I'm the wife ;) Any idea as to how I might find these investigation/compliance jobs. I've been scouring LinkedIn jobs, AttorneyJobsInUSA, and even Indeed. I've considered taking a role with billables that are ridiculously low (think 1400-1500) but I realize that it might be career suicide. I just don't know how much I should care about that given just how unhappy I am lately. It's seriously a total mind f*ck to accept the unknown when it comes at such a huge cost (i.e. paycut).


Sorry about that!

Linkedin is a good resource. I’ve also found just going directly to the website of the companies and searching compliance/legal/risk management department is helpful. Focus on companies that overlap with the type of clients/matters you have handled. (What sort of practice do you have?).

What do you mean career suicide? Simply working a lot of hours doesn’t necessarily mean that you are having a productive career (for example, if you are working for a firm that relies on contingency or alternative fee arrangements). In fact it can even be counterproductive to the extent that it gets in the way of marketing or business development efforts or if you like to work on side projects that are business-focused.

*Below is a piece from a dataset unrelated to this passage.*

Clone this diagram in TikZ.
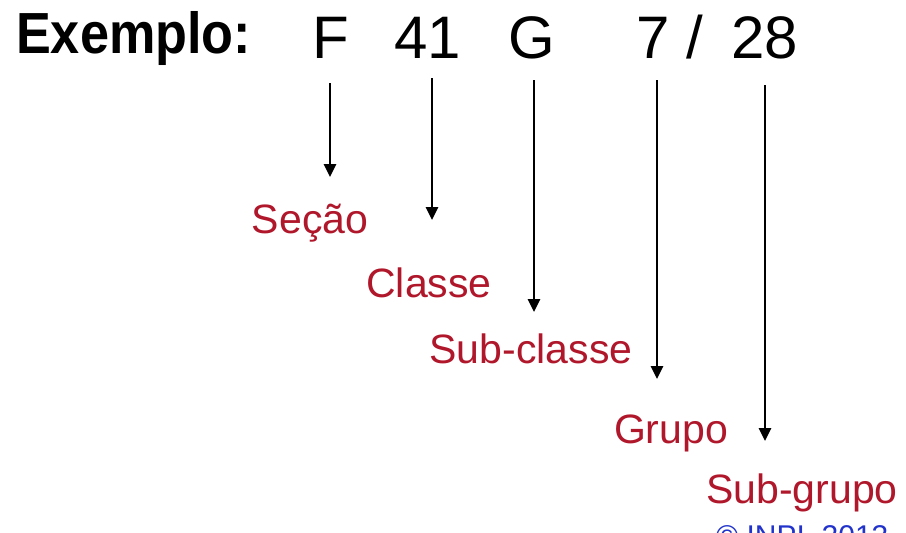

Well, I went to a T3 school and now work at a v25 firm. So, I guess I mean that I'm afraid that taking a certain kind of job will close certain doors that would have otherwise been open to me. I don't come from a wealthy family, or an even remotely successful one for that matter, so I almost feel compelled to make choices based on money instead of happiness. It doesn't make a ton of sense and it is most certainly emotional/mental but I am just so conflicted about what to do given I've worked so hard to position myself well. I have two little ones and I so want more time with them but I also want the ability to give them experiences that I never had. ((sigh)).